Als Ross dagegen ist er um 180 Grad gedreht: ein testosteronabgefüllter Macho mit großer Sonnenbrille und einem Hang zur Schmierigkeit, der nicht lange fragt, ob er im Bett willkommen ist. Und in der nächsten Sekunde switcht er im Handumdrehen um auf Joe, den bieder-konservativen Geschäftsmann komplett mit Kippa (die ihm
Tscheinig, weil er sie bei einem der zahlreichen Rollenwechsel vergessen hat, rasch vom Kopf zieht), der ungeahnte Facetten an der Hardcore-Feministin Morag aufdeckt. Was wiederum die konservativspießige Seite ihrer Kinder entlarvt (was, unsere Eltern treiben es zusammen?).
„How to date a feminist“ist ein Fest für einen Schauspieler und eine Schauspielerin, die hier in drei sehr unterschiedlichen Charakteren jeweils drei Mal so richtig auf die Pauke hauen können, dass dem Publikum die komödiantischen Funken nur so um die Ohren fliegen. Ulf Dietrich sorgt für immenses Tempo und setzt seine sechs Protagonisten mit lockerer Hand in Szene und darüber hinaus auf deren atemberaubende Wandlungsfähigkeit und ebensolche Spielfreude. Fast vergessen kann man in diesem Feuerwerk der Spitzen und Pointen, dass dieses Stück – auch und eigentlich – sehr ernsthafte und diskussionswürdige Probleme erörtert. Schwamm drüber!

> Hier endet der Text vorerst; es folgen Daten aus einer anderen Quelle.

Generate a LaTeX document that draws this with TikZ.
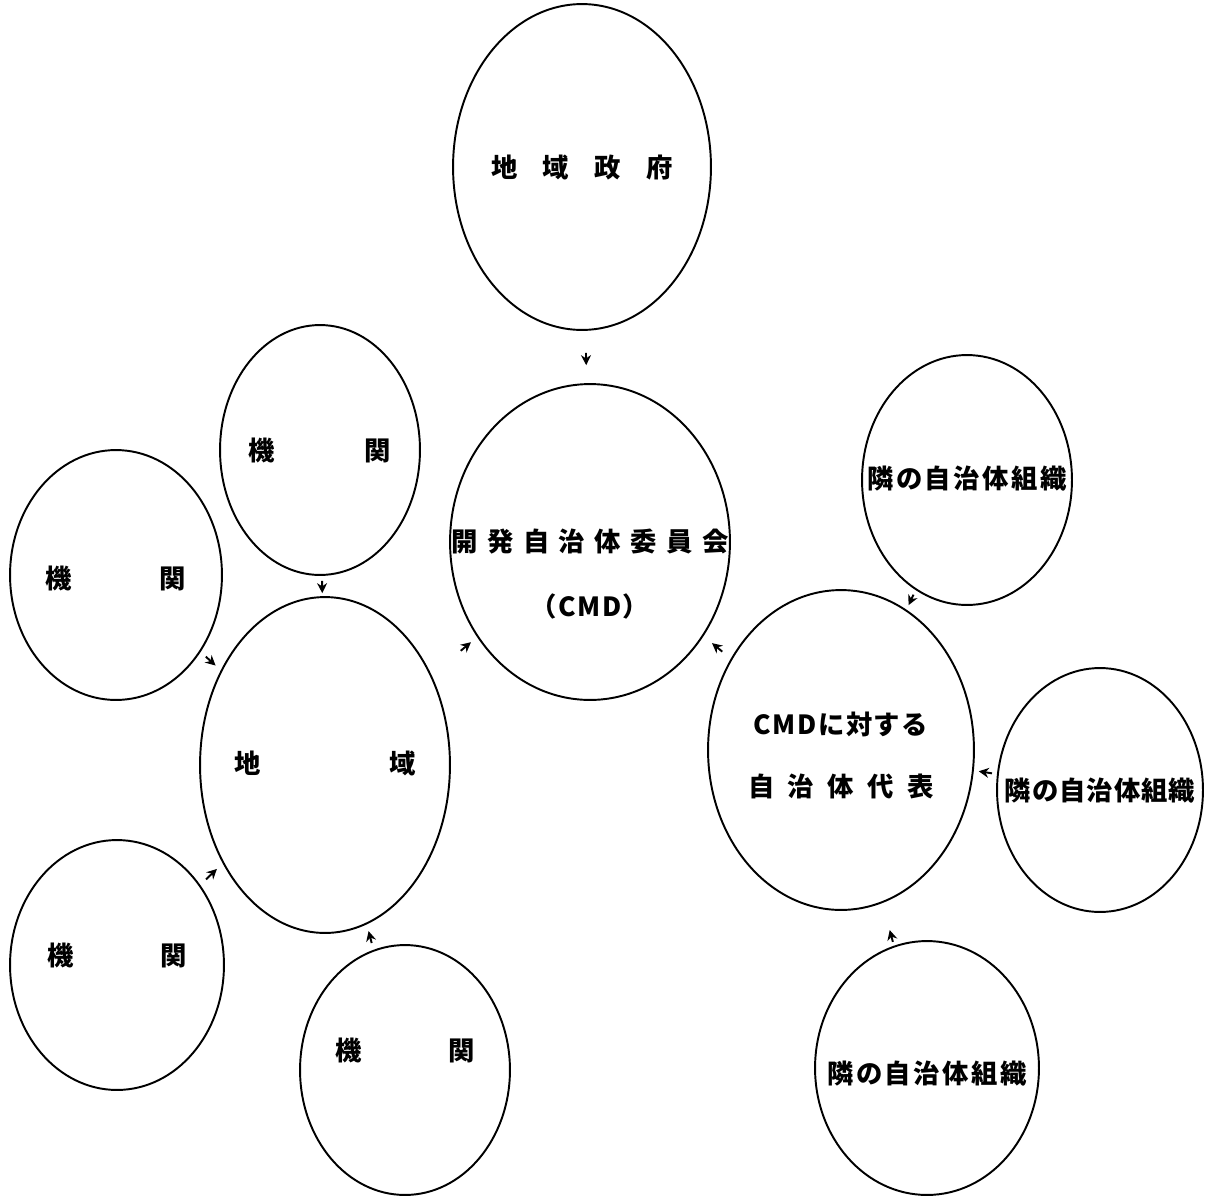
\documentclass[tikz,border=0pt]{standalone}
\usepackage{fontspec}
\newfontfamily\jp{Noto Sans CJK JP}
\usetikzlibrary{shapes.geometric,arrows.meta}
\newcommand\gp[1]{\hspace{#1}}
% zero-size text box, shifted vertically by #1
\newcommand\zt[2]{\raisebox{#1}[0pt][0pt]{\makebox[0pt]{#2}}}
\begin{document}
\begin{tikzpicture}[x=0.02cm,y=-0.02cm,
  ell/.style 2 args={ellipse,draw,line width=1.1pt,inner sep=0pt,
    minimum width=#1*0.04cm,minimum height=#2*0.04cm,
    font=\jp\bfseries\fontsize{15}{18}\selectfont},
  arr/.style={-{Stealth[length=0.2cm,width=0.2cm]},line width=1.1pt}]
\fill[white] (0,0) rectangle (1207,1201);
\useasboundingbox (0,0) rectangle (1207,1201);

\node[ell={129}{163}] (gov) at (582,167) {\zt{-0.2cm}{地\gp{0.51cm}域\gp{0.51cm}政\gp{0.51cm}府}};
\node[ell={140}{158}] (cmd) at (590,542) {\zt{-0.84cm}{\begin{tabular}{@{}c@{}}開\gp{0.19cm}発\gp{0.19cm}自\gp{0.19cm}治\gp{0.19cm}体\gp{0.19cm}委\gp{0.19cm}員\gp{0.19cm}会\\[0.665cm]（\gp{0.03cm}C\gp{0.03cm}M\gp{0.03cm}D\gp{0.03cm}）\end{tabular}}};
\node[ell={100}{125}] (kT) at (320,450) {\zt{-0.2cm}{機\gp{1.79cm}関}};
\node[ell={106}{125}] (kL) at (116,575) {\zt{-0.26cm}{機\gp{1.75cm}関}};
\node[ell={125}{168}] (chiiki) at (325,765) {\zt{-0.16cm}{地\gp{2.57cm}域}};
\node[ell={107}{125}] (kBL) at (117,965) {\zt{0cm}{機\gp{1.73cm}関}};
\node[ell={105}{125}] (kB) at (405,1070) {\zt{0.2cm}{機\gp{1.73cm}関}};
\node[ell={105}{125}] (rTR) at (967,480) {\zt{-0.16cm}{隣\gp{0.05cm}の\gp{0.05cm}自\gp{0.05cm}治\gp{0.05cm}体\gp{0.05cm}組\gp{0.05cm}織}};
\node[ell={133}{160}] (dai) at (841,750) {\zt{-0.31cm}{\begin{tabular}{@{}c@{}}C\gp{0.03cm}M\gp{0.03cm}D\gp{0.03cm}に\gp{0.03cm}対\gp{0.03cm}す\gp{0.03cm}る\\[0.605cm]自\gp{0.27cm}治\gp{0.27cm}体\gp{0.27cm}代\gp{0.27cm}表\end{tabular}}};
\node[ell={103}{122}] (rR) at (1100,790) {\zt{-0.2cm}{隣\gp{0.02cm}の\gp{0.02cm}自\gp{0.02cm}治\gp{0.02cm}体\gp{0.02cm}組\gp{0.02cm}織}};
\node[ell={112}{127}] (rB) at (927,1068) {\zt{-0.3cm}{隣\gp{0.05cm}の\gp{0.05cm}自\gp{0.05cm}治\gp{0.05cm}体\gp{0.05cm}組\gp{0.05cm}織}};

\draw[arr,shorten <=0.44cm,shorten >=0.36cm] (gov) -- (cmd);
\draw[arr,shorten <=0.10cm,shorten >=0.06cm] (kT) -- (chiiki);
\draw[arr,shorten <=0.14cm,shorten >=0.14cm] (kL) -- (chiiki);
\draw[arr,shorten <=0.76cm,shorten >=0.16cm] (chiiki) -- (cmd);
\draw[arr,shorten <=0.22cm,shorten >=0.22cm] (dai) -- (cmd);
\draw[arr,shorten <=0.10cm,shorten >=0.10cm] (rTR) -- (dai);
\draw[arr,shorten <=0.10cm,shorten >=0.10cm] (rR) -- (dai);
\draw[arr,shorten <=0.08cm,shorten >=0.56cm] (rB) -- (dai);
\draw[arr,shorten <=0.14cm,shorten >=0.14cm] (kB) -- (chiiki);
\draw[arr,shorten <=0.16cm,shorten >=0.16cm] (kBL) -- (chiiki);
\end{tikzpicture}
\end{document}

Genau wie Johannes Kolz seine Zeichnungen mit einer Handbewegung wegwischt. Seine aus dem Moment heraus entstandenen Werke sind zwar weder spielentscheidend noch steuern sie dramaturgisch Nennenswertes bei – aber zumindest sind sie, wie es so schön heißt, „nice to have“– beziehungsweise „nice to see“.